[Rows from a dataset of charts and code]
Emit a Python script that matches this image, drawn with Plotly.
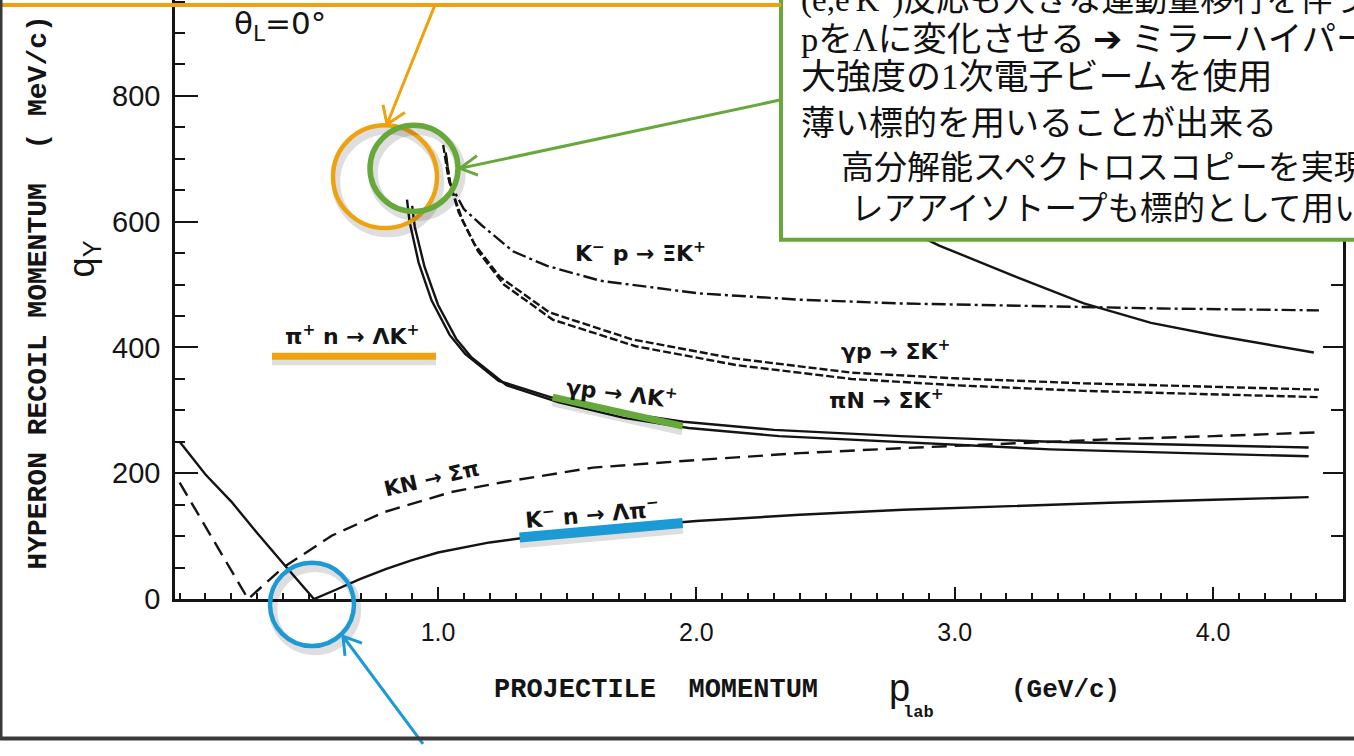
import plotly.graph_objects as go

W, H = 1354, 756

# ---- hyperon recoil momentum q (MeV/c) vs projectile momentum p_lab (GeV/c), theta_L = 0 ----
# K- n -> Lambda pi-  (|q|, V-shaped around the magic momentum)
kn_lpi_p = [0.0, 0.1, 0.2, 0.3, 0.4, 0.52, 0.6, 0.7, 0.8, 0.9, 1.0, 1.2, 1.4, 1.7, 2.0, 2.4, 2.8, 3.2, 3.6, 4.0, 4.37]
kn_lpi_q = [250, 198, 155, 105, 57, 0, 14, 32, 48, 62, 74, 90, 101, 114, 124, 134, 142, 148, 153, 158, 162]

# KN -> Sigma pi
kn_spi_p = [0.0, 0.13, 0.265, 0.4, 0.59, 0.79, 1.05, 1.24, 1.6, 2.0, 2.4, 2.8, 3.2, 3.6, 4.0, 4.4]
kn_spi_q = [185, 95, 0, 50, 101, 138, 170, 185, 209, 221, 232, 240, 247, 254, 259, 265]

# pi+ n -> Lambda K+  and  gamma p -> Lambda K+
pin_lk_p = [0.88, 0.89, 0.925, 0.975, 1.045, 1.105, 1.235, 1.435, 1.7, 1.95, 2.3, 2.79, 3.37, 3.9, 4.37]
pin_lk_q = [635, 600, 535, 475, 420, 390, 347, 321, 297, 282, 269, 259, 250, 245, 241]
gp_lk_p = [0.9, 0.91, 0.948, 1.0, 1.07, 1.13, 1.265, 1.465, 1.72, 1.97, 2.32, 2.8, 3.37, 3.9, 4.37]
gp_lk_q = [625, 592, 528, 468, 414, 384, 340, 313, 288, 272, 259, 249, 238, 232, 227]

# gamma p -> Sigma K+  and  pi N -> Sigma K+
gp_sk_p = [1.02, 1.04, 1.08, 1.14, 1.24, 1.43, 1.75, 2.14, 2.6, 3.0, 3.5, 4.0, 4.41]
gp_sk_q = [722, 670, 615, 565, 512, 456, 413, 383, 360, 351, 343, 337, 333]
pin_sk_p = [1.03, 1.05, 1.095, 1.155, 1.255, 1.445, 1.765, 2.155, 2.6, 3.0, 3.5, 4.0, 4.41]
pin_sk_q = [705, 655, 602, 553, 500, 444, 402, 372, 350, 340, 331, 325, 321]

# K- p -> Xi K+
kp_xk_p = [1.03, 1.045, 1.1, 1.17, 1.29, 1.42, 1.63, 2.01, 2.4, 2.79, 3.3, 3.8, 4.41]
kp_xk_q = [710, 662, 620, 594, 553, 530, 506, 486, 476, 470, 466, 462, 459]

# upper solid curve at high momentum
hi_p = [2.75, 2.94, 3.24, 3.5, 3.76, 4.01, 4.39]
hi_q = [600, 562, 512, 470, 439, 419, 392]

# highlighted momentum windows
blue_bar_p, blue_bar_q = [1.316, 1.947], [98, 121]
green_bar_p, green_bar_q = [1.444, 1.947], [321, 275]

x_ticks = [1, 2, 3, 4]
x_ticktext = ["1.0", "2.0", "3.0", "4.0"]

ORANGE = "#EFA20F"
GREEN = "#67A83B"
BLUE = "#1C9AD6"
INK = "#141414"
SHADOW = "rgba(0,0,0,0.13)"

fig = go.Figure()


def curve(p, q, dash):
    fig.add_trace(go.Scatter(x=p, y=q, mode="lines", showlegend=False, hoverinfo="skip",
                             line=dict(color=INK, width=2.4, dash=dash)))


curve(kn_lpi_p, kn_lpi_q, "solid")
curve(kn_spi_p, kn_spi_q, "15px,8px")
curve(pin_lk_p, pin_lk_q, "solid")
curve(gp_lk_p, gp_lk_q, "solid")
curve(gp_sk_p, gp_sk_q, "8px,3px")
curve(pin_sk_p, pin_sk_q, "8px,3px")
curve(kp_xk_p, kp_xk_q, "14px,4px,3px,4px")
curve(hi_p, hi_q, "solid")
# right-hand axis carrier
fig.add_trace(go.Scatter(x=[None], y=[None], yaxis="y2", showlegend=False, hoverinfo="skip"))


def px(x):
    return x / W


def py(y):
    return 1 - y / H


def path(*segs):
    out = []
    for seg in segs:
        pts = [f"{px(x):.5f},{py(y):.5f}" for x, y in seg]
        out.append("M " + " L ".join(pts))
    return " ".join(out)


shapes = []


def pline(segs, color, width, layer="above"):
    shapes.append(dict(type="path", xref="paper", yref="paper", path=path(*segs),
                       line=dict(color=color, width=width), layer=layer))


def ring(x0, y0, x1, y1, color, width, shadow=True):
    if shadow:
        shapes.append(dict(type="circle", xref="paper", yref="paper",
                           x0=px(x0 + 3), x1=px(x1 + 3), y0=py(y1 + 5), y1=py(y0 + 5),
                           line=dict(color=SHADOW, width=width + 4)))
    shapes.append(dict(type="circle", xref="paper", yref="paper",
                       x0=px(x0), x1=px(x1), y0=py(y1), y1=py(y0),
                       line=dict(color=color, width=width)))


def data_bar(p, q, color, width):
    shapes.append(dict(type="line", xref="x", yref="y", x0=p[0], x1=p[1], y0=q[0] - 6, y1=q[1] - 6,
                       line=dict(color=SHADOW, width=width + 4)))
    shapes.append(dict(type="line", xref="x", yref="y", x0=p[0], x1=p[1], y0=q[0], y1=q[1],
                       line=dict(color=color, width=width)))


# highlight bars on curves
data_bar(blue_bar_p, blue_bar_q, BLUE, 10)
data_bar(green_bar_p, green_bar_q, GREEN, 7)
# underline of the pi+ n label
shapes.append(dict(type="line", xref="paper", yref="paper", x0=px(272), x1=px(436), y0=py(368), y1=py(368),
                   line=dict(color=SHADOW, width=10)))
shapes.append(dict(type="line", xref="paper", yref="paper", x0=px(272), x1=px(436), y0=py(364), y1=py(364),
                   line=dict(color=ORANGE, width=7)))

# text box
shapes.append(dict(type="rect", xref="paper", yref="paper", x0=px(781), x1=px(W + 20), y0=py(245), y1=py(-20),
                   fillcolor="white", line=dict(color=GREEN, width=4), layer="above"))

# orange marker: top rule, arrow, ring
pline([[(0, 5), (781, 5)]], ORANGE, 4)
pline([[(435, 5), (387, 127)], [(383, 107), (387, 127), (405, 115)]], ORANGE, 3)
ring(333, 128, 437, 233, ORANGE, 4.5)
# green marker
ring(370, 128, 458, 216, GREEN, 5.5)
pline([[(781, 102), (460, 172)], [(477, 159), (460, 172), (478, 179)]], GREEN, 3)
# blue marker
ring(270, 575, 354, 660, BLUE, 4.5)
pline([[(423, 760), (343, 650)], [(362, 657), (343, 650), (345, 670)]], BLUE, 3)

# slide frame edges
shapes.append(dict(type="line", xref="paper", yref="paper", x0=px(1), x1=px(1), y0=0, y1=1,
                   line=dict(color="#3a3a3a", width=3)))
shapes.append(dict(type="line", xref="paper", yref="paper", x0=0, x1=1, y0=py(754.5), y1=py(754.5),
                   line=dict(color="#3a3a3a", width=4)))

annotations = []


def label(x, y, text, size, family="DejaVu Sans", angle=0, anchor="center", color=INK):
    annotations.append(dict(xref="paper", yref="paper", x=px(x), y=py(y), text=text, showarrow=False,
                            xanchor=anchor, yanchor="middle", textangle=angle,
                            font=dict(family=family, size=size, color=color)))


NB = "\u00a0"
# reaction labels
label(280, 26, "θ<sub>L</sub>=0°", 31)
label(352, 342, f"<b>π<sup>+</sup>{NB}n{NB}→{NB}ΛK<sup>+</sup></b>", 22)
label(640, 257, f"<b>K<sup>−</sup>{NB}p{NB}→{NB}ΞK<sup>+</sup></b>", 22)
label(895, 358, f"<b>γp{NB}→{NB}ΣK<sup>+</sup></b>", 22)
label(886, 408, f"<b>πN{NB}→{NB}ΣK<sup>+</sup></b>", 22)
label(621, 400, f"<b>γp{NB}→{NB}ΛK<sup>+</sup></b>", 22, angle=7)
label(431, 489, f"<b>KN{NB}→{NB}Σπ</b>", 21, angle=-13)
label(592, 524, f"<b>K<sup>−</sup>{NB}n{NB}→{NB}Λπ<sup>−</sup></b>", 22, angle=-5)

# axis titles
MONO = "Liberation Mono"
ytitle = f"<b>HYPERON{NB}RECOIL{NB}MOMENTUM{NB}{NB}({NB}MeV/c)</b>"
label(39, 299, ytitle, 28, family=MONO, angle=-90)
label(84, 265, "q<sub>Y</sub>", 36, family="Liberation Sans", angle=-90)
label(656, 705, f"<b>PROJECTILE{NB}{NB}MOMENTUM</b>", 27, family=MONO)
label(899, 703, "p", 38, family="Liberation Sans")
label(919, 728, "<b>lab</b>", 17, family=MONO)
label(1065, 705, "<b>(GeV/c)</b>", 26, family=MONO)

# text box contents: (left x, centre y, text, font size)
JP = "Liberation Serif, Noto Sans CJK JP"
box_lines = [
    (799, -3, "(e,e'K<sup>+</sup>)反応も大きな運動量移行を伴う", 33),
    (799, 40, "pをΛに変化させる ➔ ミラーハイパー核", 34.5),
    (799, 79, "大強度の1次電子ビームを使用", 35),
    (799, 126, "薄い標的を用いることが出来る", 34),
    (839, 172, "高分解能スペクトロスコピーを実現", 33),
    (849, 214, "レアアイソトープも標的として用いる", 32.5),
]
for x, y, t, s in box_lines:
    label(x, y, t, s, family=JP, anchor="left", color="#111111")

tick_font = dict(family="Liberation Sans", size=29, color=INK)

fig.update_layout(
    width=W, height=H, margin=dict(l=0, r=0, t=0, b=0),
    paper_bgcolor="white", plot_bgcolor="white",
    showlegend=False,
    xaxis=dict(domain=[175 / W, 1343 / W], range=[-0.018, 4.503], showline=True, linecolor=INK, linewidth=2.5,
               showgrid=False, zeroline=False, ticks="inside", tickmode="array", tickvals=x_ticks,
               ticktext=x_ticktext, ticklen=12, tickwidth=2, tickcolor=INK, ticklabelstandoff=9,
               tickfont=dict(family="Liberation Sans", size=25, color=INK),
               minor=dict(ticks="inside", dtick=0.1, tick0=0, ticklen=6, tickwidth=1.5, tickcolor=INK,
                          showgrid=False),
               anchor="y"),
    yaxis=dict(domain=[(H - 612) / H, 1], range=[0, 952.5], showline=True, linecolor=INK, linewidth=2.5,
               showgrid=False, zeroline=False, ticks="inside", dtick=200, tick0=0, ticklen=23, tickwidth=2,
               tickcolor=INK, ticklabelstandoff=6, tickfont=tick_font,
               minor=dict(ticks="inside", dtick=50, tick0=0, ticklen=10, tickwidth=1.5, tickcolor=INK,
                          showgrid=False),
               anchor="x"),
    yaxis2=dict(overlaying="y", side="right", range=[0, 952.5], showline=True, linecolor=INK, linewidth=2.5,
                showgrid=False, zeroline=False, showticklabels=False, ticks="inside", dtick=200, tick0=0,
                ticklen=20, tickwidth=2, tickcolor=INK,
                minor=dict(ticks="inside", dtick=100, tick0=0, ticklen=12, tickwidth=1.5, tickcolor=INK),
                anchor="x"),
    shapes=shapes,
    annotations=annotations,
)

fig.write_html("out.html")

* * *

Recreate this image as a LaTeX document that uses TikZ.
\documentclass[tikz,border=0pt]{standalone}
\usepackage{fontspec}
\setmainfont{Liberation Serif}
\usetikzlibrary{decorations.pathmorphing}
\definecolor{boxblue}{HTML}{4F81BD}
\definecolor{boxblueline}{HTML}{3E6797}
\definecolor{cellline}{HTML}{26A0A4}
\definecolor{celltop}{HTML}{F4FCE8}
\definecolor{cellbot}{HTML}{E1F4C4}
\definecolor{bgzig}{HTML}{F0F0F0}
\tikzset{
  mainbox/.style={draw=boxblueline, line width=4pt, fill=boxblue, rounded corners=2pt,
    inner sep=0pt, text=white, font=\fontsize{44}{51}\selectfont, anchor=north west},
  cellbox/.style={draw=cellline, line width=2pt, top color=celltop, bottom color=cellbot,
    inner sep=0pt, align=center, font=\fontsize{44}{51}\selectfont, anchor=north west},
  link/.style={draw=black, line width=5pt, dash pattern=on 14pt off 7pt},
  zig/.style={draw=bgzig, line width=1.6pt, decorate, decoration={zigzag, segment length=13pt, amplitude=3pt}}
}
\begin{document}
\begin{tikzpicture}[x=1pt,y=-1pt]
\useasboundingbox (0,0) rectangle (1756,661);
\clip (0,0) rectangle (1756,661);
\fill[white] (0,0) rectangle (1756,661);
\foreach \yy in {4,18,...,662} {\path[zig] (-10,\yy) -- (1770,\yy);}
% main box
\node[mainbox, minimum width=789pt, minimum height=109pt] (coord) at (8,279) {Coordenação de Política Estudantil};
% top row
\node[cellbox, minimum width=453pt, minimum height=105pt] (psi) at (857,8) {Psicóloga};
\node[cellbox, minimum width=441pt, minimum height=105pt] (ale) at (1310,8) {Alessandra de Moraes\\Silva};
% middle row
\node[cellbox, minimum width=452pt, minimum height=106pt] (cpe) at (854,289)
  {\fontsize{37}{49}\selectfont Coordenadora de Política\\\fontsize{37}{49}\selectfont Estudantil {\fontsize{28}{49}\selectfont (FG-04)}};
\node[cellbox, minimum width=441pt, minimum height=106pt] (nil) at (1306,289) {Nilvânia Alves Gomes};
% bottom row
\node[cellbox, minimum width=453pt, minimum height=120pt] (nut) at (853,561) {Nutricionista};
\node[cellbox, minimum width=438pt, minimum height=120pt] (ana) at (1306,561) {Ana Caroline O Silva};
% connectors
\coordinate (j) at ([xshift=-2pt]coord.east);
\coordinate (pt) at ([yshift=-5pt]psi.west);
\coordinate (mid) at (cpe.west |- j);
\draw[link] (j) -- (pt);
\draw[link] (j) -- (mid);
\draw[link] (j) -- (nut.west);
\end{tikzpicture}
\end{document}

--

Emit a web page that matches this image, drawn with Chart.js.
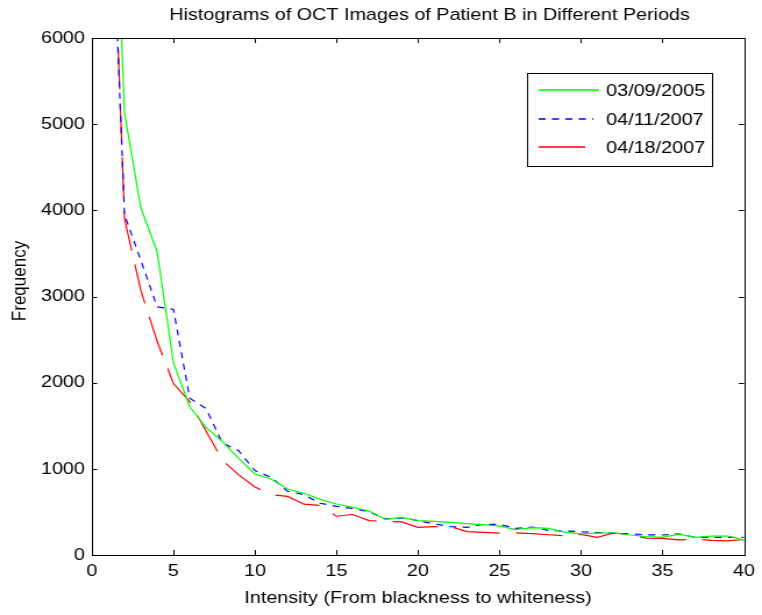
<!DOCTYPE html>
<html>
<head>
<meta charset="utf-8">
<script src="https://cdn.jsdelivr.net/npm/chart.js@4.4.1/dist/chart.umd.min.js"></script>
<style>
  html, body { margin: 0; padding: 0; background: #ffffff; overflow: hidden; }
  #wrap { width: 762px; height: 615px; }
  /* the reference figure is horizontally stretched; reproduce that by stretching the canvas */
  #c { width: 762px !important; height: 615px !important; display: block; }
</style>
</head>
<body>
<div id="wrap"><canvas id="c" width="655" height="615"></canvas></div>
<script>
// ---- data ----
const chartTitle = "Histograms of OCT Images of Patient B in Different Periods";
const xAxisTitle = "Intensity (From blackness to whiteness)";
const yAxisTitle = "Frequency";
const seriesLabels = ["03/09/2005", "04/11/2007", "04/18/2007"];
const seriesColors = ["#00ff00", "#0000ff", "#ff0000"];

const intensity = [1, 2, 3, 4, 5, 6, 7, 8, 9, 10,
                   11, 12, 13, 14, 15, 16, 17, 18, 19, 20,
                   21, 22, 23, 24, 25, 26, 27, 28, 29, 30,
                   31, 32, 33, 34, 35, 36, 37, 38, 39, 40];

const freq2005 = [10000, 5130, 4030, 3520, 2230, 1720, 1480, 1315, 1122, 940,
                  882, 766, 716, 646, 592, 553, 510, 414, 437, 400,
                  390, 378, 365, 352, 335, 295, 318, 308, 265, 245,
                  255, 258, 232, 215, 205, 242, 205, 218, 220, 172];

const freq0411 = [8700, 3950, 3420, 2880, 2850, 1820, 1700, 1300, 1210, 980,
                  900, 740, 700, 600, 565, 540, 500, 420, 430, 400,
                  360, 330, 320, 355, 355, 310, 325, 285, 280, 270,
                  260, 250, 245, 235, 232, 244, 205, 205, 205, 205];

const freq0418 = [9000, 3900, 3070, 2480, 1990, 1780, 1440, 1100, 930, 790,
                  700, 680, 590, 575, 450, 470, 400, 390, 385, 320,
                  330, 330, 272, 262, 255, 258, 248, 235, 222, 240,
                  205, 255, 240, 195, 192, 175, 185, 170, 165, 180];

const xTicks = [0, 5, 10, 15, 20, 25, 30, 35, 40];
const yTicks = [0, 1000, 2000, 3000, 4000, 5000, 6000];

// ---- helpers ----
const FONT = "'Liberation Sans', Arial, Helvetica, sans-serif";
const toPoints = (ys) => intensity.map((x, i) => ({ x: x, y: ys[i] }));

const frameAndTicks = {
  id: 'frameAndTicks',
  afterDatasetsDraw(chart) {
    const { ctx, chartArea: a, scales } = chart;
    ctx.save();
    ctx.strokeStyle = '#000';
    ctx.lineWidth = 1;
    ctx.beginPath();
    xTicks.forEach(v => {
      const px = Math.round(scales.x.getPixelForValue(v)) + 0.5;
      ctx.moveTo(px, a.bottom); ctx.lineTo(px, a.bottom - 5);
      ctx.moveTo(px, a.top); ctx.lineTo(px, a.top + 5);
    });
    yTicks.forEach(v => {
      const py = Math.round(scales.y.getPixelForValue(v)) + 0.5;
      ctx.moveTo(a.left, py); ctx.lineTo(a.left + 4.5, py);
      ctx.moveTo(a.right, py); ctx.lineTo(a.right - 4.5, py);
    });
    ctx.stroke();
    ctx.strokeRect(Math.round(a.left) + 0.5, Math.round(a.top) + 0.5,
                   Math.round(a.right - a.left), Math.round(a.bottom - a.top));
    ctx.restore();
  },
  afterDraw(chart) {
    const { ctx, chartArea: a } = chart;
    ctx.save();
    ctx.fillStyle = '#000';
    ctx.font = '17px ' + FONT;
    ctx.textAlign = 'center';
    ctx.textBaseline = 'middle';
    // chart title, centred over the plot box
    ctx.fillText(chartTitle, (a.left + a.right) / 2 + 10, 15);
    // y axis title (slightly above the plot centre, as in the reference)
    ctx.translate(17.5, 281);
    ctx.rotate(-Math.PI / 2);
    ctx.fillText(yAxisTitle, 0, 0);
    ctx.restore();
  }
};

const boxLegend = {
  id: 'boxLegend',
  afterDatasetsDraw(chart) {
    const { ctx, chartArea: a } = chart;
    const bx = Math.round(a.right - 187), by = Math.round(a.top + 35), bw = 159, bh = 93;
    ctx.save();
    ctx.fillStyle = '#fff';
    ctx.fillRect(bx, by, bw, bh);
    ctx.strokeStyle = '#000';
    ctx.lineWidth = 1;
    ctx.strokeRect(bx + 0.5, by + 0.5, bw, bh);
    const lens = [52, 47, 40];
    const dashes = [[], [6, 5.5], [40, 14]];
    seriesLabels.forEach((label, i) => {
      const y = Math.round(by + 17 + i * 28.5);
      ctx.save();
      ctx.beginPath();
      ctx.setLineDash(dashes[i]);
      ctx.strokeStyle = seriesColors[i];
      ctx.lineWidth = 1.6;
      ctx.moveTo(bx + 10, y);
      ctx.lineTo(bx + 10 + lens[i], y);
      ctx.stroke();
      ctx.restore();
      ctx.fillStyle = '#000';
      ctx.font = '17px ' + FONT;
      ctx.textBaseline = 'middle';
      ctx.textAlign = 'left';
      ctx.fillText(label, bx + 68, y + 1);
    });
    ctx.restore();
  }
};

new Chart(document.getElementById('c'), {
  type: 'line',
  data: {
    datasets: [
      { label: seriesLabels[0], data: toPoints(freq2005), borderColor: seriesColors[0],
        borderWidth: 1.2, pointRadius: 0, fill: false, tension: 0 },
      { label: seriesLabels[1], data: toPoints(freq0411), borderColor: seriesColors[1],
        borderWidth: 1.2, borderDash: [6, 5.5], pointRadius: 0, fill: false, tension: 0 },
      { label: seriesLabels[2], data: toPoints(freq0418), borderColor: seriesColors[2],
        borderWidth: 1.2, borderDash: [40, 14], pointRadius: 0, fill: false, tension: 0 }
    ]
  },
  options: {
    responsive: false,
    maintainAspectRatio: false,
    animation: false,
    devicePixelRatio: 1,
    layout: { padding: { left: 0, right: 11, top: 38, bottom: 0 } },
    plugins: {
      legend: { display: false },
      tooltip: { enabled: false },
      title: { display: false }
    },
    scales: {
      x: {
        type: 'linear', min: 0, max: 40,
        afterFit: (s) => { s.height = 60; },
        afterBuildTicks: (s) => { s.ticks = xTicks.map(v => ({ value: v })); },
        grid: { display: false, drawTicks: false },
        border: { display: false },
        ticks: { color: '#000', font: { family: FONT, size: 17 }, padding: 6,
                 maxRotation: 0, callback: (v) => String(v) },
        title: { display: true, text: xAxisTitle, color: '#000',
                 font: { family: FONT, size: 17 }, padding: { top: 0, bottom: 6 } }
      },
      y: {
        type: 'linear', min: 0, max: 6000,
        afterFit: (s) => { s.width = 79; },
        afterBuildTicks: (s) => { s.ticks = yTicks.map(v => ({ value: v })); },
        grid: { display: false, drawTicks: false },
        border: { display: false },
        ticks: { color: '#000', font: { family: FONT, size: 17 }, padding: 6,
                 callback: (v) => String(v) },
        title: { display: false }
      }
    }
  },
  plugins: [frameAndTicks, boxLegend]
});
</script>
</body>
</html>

_What you need to do:_ Extract exactly the lines running from the line containing "Emit a Python" to the line containing "254, 259, 265]", with both end lines included and all pictures left out.

_Solution to this problem:_
Emit a Python script that matches this image, drawn with Plotly.
import plotly.graph_objects as go

W, H = 1354, 756

# ---- hyperon recoil momentum q (MeV/c) vs projectile momentum p_lab (GeV/c), theta_L = 0 ----
# K- n -> Lambda pi-  (|q|, V-shaped around the magic momentum)
kn_lpi_p = [0.0, 0.1, 0.2, 0.3, 0.4, 0.52, 0.6, 0.7, 0.8, 0.9, 1.0, 1.2, 1.4, 1.7, 2.0, 2.4, 2.8, 3.2, 3.6, 4.0, 4.37]
kn_lpi_q = [250, 198, 155, 105, 57, 0, 14, 32, 48, 62, 74, 90, 101, 114, 124, 134, 142, 148, 153, 158, 162]

# KN -> Sigma pi
kn_spi_p = [0.0, 0.13, 0.265, 0.4, 0.59, 0.79, 1.05, 1.24, 1.6, 2.0, 2.4, 2.8, 3.2, 3.6, 4.0, 4.4]
kn_spi_q = [185, 95, 0, 50, 101, 138, 170, 185, 209, 221, 232, 240, 247, 254, 259, 265]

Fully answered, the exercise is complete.